### CHALLENGE
In the listing below, pick out lines with "seaborn".

### DATA EXCERPT
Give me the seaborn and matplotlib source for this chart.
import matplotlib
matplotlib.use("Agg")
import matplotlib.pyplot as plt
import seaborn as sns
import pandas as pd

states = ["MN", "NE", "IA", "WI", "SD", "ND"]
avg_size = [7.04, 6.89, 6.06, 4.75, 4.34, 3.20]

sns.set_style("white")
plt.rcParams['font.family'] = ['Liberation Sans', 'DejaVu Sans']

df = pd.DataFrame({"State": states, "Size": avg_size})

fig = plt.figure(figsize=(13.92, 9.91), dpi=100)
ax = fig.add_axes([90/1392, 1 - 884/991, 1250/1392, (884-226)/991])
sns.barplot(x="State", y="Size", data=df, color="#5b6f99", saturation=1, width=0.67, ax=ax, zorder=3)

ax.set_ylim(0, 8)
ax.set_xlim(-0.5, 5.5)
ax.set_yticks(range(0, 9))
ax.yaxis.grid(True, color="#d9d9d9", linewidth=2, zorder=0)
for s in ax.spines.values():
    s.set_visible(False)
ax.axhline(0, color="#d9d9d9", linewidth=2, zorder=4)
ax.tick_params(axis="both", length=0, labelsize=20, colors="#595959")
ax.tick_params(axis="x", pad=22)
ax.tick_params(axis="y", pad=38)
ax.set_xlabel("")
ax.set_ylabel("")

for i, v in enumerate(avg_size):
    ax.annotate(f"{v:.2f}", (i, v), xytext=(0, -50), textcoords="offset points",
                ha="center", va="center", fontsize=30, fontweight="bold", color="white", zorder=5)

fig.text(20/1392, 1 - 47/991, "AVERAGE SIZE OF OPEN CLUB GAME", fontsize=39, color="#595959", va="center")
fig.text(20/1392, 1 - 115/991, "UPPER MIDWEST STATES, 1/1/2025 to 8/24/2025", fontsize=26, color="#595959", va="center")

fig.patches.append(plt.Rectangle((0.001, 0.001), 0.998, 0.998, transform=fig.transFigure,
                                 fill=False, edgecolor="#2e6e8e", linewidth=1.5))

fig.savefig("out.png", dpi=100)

### ANSWER BELOW
Give me the seaborn and matplotlib source for this chart.
import seaborn as sns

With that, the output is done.